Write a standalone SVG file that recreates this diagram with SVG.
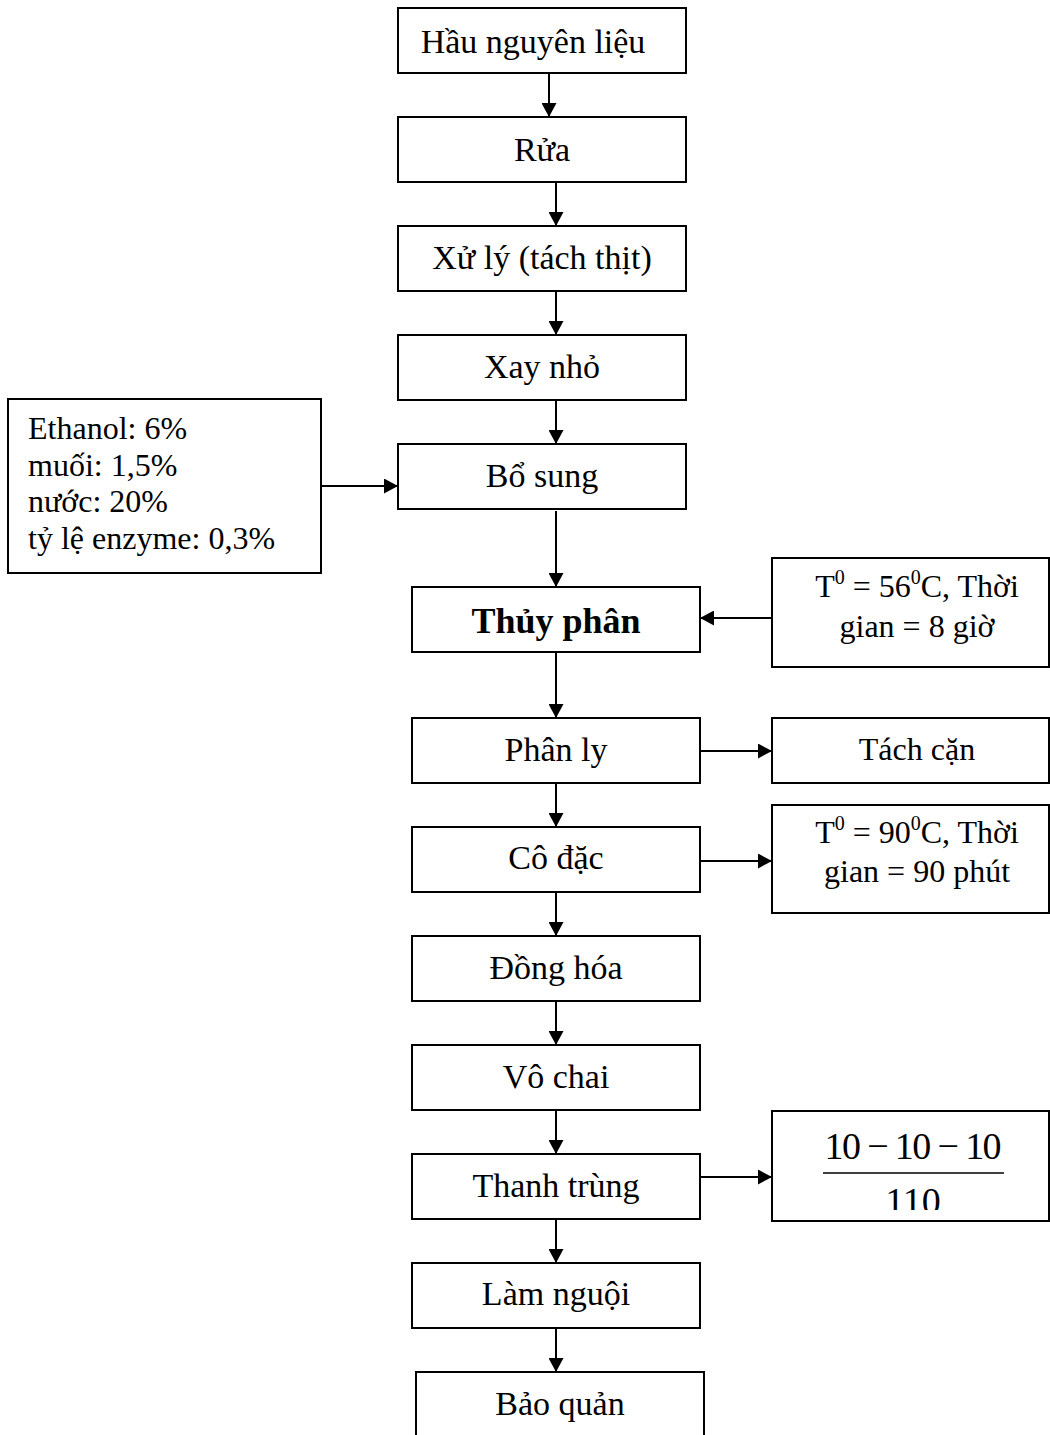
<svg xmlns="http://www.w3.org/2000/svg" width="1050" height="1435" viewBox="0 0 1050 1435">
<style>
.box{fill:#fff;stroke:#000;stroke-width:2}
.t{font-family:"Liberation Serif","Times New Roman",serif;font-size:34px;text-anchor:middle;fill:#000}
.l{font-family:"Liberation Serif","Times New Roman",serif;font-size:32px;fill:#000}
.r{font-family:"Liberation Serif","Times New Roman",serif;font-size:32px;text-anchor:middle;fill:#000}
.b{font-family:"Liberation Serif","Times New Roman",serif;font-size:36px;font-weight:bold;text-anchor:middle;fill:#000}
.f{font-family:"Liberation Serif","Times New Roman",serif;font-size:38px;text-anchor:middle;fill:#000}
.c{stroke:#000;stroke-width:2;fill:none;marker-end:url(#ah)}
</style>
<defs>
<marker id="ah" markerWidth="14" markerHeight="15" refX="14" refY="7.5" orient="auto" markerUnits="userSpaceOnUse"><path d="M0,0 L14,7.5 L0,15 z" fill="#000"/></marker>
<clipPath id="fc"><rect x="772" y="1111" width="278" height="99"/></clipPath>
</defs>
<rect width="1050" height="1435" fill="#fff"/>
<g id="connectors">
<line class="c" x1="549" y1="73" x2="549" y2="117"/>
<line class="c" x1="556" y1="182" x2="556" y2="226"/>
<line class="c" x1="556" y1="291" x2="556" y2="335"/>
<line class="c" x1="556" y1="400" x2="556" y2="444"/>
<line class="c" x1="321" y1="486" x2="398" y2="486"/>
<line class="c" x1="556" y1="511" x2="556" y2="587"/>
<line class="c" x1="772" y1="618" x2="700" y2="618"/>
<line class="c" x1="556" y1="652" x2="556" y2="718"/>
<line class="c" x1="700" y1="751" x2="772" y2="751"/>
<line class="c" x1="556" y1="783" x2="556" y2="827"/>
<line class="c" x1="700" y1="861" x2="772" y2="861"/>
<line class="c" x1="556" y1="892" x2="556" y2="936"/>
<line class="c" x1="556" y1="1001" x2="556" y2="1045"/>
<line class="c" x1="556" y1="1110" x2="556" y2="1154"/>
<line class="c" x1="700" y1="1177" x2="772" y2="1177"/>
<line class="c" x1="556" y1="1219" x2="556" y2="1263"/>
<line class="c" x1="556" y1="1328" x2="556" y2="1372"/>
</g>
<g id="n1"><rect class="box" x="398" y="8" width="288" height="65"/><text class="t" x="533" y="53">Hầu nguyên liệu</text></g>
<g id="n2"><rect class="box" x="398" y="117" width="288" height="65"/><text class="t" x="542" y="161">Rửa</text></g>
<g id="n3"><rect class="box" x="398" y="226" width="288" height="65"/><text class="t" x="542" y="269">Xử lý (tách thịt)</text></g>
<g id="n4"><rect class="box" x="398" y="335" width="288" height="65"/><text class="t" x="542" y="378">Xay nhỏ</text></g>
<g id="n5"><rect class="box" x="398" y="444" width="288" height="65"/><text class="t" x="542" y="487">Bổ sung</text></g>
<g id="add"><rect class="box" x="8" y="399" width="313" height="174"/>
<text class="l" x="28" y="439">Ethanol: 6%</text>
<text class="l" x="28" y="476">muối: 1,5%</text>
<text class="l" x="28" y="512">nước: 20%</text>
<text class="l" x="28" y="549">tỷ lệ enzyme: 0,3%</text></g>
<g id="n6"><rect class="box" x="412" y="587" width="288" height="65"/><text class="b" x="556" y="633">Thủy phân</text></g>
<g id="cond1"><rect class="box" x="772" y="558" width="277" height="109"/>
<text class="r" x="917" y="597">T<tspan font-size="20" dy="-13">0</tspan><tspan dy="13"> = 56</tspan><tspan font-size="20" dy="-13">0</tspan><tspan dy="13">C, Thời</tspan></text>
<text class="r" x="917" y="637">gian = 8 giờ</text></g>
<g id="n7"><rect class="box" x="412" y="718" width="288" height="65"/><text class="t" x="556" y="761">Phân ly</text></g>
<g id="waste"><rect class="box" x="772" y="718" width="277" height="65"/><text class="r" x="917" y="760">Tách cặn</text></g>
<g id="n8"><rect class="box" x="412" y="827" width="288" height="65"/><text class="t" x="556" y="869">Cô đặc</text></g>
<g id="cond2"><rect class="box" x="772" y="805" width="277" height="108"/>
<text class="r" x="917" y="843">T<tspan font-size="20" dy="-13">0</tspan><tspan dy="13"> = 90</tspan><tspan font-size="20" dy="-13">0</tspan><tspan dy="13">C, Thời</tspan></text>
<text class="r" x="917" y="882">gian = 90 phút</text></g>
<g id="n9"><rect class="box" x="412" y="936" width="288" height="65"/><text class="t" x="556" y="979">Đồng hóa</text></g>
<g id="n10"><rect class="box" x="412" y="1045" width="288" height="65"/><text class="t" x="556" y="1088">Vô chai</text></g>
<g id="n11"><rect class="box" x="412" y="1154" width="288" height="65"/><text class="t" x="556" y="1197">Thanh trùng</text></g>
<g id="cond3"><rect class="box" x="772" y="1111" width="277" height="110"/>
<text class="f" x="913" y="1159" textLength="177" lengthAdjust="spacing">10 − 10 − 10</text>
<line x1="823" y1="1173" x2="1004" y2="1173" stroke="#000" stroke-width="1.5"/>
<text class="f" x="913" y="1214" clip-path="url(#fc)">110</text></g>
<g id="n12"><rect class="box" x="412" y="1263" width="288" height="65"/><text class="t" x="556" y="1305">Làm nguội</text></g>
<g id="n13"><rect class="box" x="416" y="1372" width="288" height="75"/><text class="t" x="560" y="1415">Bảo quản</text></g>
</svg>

Goal of the exercise: Go through the listing above and write it out again exactly, dropping the pictures.

Response below:
Write a standalone SVG file that recreates this diagram with SVG.
<svg xmlns="http://www.w3.org/2000/svg" width="1050" height="1435" viewBox="0 0 1050 1435">
<style>
.box{fill:#fff;stroke:#000;stroke-width:2}
.t{font-family:"Liberation Serif","Times New Roman",serif;font-size:34px;text-anchor:middle;fill:#000}
.l{font-family:"Liberation Serif","Times New Roman",serif;font-size:32px;fill:#000}
.r{font-family:"Liberation Serif","Times New Roman",serif;font-size:32px;text-anchor:middle;fill:#000}
.b{font-family:"Liberation Serif","Times New Roman",serif;font-size:36px;font-weight:bold;text-anchor:middle;fill:#000}
.f{font-family:"Liberation Serif","Times New Roman",serif;font-size:38px;text-anchor:middle;fill:#000}
.c{stroke:#000;stroke-width:2;fill:none;marker-end:url(#ah)}
</style>
<defs>
<marker id="ah" markerWidth="14" markerHeight="15" refX="14" refY="7.5" orient="auto" markerUnits="userSpaceOnUse"><path d="M0,0 L14,7.5 L0,15 z" fill="#000"/></marker>
<clipPath id="fc"><rect x="772" y="1111" width="278" height="99"/></clipPath>
</defs>
<rect width="1050" height="1435" fill="#fff"/>
<g id="connectors">
<line class="c" x1="549" y1="73" x2="549" y2="117"/>
<line class="c" x1="556" y1="182" x2="556" y2="226"/>
<line class="c" x1="556" y1="291" x2="556" y2="335"/>
<line class="c" x1="556" y1="400" x2="556" y2="444"/>
<line class="c" x1="321" y1="486" x2="398" y2="486"/>
<line class="c" x1="556" y1="511" x2="556" y2="587"/>
<line class="c" x1="772" y1="618" x2="700" y2="618"/>
<line class="c" x1="556" y1="652" x2="556" y2="718"/>
<line class="c" x1="700" y1="751" x2="772" y2="751"/>
<line class="c" x1="556" y1="783" x2="556" y2="827"/>
<line class="c" x1="700" y1="861" x2="772" y2="861"/>
<line class="c" x1="556" y1="892" x2="556" y2="936"/>
<line class="c" x1="556" y1="1001" x2="556" y2="1045"/>
<line class="c" x1="556" y1="1110" x2="556" y2="1154"/>
<line class="c" x1="700" y1="1177" x2="772" y2="1177"/>
<line class="c" x1="556" y1="1219" x2="556" y2="1263"/>
<line class="c" x1="556" y1="1328" x2="556" y2="1372"/>
</g>
<g id="n1"><rect class="box" x="398" y="8" width="288" height="65"/><text class="t" x="533" y="53">Hầu nguyên liệu</text></g>
<g id="n2"><rect class="box" x="398" y="117" width="288" height="65"/><text class="t" x="542" y="161">Rửa</text></g>
<g id="n3"><rect class="box" x="398" y="226" width="288" height="65"/><text class="t" x="542" y="269">Xử lý (tách thịt)</text></g>
<g id="n4"><rect class="box" x="398" y="335" width="288" height="65"/><text class="t" x="542" y="378">Xay nhỏ</text></g>
<g id="n5"><rect class="box" x="398" y="444" width="288" height="65"/><text class="t" x="542" y="487">Bổ sung</text></g>
<g id="add"><rect class="box" x="8" y="399" width="313" height="174"/>
<text class="l" x="28" y="439">Ethanol: 6%</text>
<text class="l" x="28" y="476">muối: 1,5%</text>
<text class="l" x="28" y="512">nước: 20%</text>
<text class="l" x="28" y="549">tỷ lệ enzyme: 0,3%</text></g>
<g id="n6"><rect class="box" x="412" y="587" width="288" height="65"/><text class="b" x="556" y="633">Thủy phân</text></g>
<g id="cond1"><rect class="box" x="772" y="558" width="277" height="109"/>
<text class="r" x="917" y="597">T<tspan font-size="20" dy="-13">0</tspan><tspan dy="13"> = 56</tspan><tspan font-size="20" dy="-13">0</tspan><tspan dy="13">C, Thời</tspan></text>
<text class="r" x="917" y="637">gian = 8 giờ</text></g>
<g id="n7"><rect class="box" x="412" y="718" width="288" height="65"/><text class="t" x="556" y="761">Phân ly</text></g>
<g id="waste"><rect class="box" x="772" y="718" width="277" height="65"/><text class="r" x="917" y="760">Tách cặn</text></g>
<g id="n8"><rect class="box" x="412" y="827" width="288" height="65"/><text class="t" x="556" y="869">Cô đặc</text></g>
<g id="cond2"><rect class="box" x="772" y="805" width="277" height="108"/>
<text class="r" x="917" y="843">T<tspan font-size="20" dy="-13">0</tspan><tspan dy="13"> = 90</tspan><tspan font-size="20" dy="-13">0</tspan><tspan dy="13">C, Thời</tspan></text>
<text class="r" x="917" y="882">gian = 90 phút</text></g>
<g id="n9"><rect class="box" x="412" y="936" width="288" height="65"/><text class="t" x="556" y="979">Đồng hóa</text></g>
<g id="n10"><rect class="box" x="412" y="1045" width="288" height="65"/><text class="t" x="556" y="1088">Vô chai</text></g>
<g id="n11"><rect class="box" x="412" y="1154" width="288" height="65"/><text class="t" x="556" y="1197">Thanh trùng</text></g>
<g id="cond3"><rect class="box" x="772" y="1111" width="277" height="110"/>
<text class="f" x="913" y="1159" textLength="177" lengthAdjust="spacing">10 − 10 − 10</text>
<line x1="823" y1="1173" x2="1004" y2="1173" stroke="#000" stroke-width="1.5"/>
<text class="f" x="913" y="1214" clip-path="url(#fc)">110</text></g>
<g id="n12"><rect class="box" x="412" y="1263" width="288" height="65"/><text class="t" x="556" y="1305">Làm nguội</text></g>
<g id="n13"><rect class="box" x="416" y="1372" width="288" height="75"/><text class="t" x="560" y="1415">Bảo quản</text></g>
</svg>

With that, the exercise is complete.